New research from the Loyola Marymount University School of Education shows that inner city Los Angeles students attending Catholic schools graduate high school and go on to college at much higher rates than their peers in comparable public schools.

The study, conducted by SOE's Center for Catholic Education, followed a group of students who received tuition from the Catholic Education Foundation between 2003 and 2008 to attend Los Angeles Archdiocesan schools. Researchers found that 98.2 percent of those students graduated high school and an almost equal percentage, 97.6, continued on to some type of post-secondary education. Currently, the Los Angeles Unified School District reports its graduation rate is as low as 55 percent and does not report college enrollment rates.

The study also examined how Catholic schools prepare students for college. Researchers found that the schools offered the courses required for admission to University of California and California State University schools and encouraged all students to take them. While 90 percent of the Catholic school students completed the courses, only 31 percent of public school students did. Catholic schools also motivated students to take the SAT college entrance examination and, as a result, a greater percentage took the exam and got higher scores than students at comparable public schools.

"This study demonstrates the success Catholic schools have educating some of the most economically disadvantaged youth in Los Angeles," said Shane P. Martin, dean and professor for the LMU School of Education and a co-author of the study. "Students attending Catholic schools in inner city neighborhoods are completing a rigorous curriculum, outperforming their peers on national standardized tests, graduating from high school in exceptional numbers and going on to college at a very successful rate."

At a time when the nation's Catholic schools face many challenges - declining enrollment, changing ethnic and socioeconomic demographics and shrinking financial support - this research shows that Catholic schools are able to provide a higher quality education at a lower per pupil cost.

"The strong achievement numbers and 98 percent college attendance rate shows the impact Catholic schools and the Catholic Education Foundation have on some of the most disadvantaged youth in Los Angeles," said Kathy Anderson, executive director of the CEF. "In many parts of inner city Los Angeles, the local Catholic school is not only the strongest educational option for students, it is the best way to invest in their future potential and service to the common good of society."

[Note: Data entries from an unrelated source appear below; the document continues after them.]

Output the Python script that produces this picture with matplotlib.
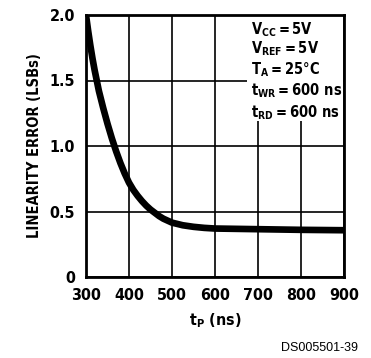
import matplotlib
matplotlib.use("Agg")
import matplotlib.pyplot as plt
import matplotlib.patches as mpatches

plt.rcParams['font.family'] = ['DejaVu Sans']
plt.rcParams['font.stretch'] = 'condensed'
plt.rcParams['font.weight'] = 'bold'
plt.rcParams['mathtext.fontset'] = 'custom'
for k in ('rm', 'it', 'bf'):
    plt.rcParams['mathtext.' + k] = 'DejaVu Sans:weight=bold:stretch=condensed'

tp_ns = [300, 305, 310, 315, 320, 325, 330, 340, 350, 360, 370, 380, 390, 400, 410, 420, 430, 440,
         450, 460, 470, 480, 490, 500, 525, 550, 575, 600, 700, 800, 900]
lin_err = [2.0, 1.88, 1.77, 1.67, 1.58, 1.50, 1.42, 1.29, 1.17, 1.06, 0.96, 0.87, 0.79, 0.72, 0.665,
           0.62, 0.58, 0.545, 0.515, 0.49, 0.465, 0.445, 0.43, 0.415, 0.395, 0.383, 0.375, 0.37,
           0.365, 0.36, 0.357]
xticks = [300, 400, 500, 600, 700, 800, 900]
yticks = [0, 0.5, 1.0, 1.5, 2.0]
ytick_labels = ['0', '0.5', '1.0', '1.5', '2.0']
conditions = [r'$\mathregular{V_{CC} = 5V}$', r'$\mathregular{V_{REF} = 5V}$',
              r'$\mathregular{T_{A} = 25°C}$', r'$\mathregular{t_{WR} = 600\ ns}$',
              r'$\mathregular{t_{RD} = 600\ ns}$']

fig = plt.figure(figsize=(3.71, 3.58), dpi=100)
ax = fig.add_axes([86/371, 1-277/358, 258/371, 262/358])
ax.set_xlim(300, 900)
ax.set_ylim(0, 2.0)
ax.set_xticks(xticks)
ax.set_yticks(yticks)
ax.set_yticklabels(ytick_labels)
ax.grid(True, color='black', lw=1.2)
ax.set_axisbelow(True)
for s in ax.spines.values():
    s.set_linewidth(2)
ax.tick_params(length=0, labelsize=11.5, pad=8)

ax.add_patch(mpatches.Rectangle((0.625, 0.595), 0.37, 0.41, transform=ax.transAxes,
                                facecolor='white', edgecolor='none', zorder=1.5))

ax.plot(tp_ns, lin_err, color='black', lw=4.8, solid_capstyle='butt', solid_joinstyle='round', zorder=3)

ypos = [30, 49, 70, 91, 113]
for t, yp in zip(conditions, ypos):
    fig.text(251/371, 1-yp/358, t, fontsize=10.5, va='center', ha='left')

ax.set_xlabel(r'$\mathregular{t_{P}\ (ns)}$', fontsize=11.5, fontweight='bold', labelpad=6)
ax.set_ylabel('LINEARITY ERROR (LSBs)', fontsize=10.5, fontweight='bold', labelpad=5)
fig.text(358/371, 1-348/358, 'DS005501-39', fontsize=9, fontweight='normal',
         fontstretch='normal', family=['Liberation Sans', 'DejaVu Sans'], ha='right', va='center')

fig.savefig('out.png', dpi=100)
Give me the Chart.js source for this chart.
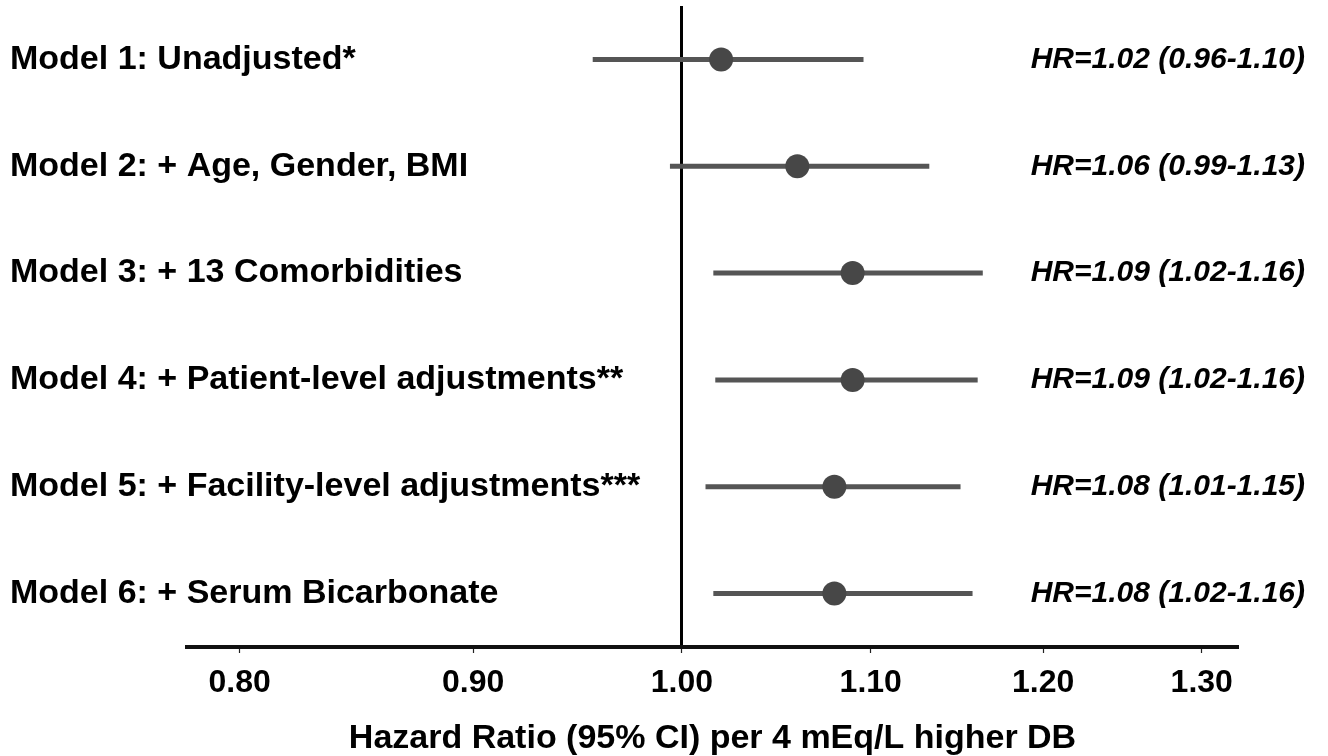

The Catholic Education Foundation was established to ensure that underserved children in the Archdiocese of Los Angeles would have access to a Catholic school education. Since 1987, CEF has issued over 110,000 tuition awards and over $108 million.

This new research is the second phase of a longitudinal study on the efficacy of inner city Catholic Schools in the Los Angeles area. The first phase of the study was released in 2008. This study is one of several ongoing research projects in the Center for Catholic Education, including an analysis of education tax relief models in California in partnership with the California Catholic Conference of Bishops and research on the efficacy of an extended school year in partnership with the Archdiocese of Los Angeles.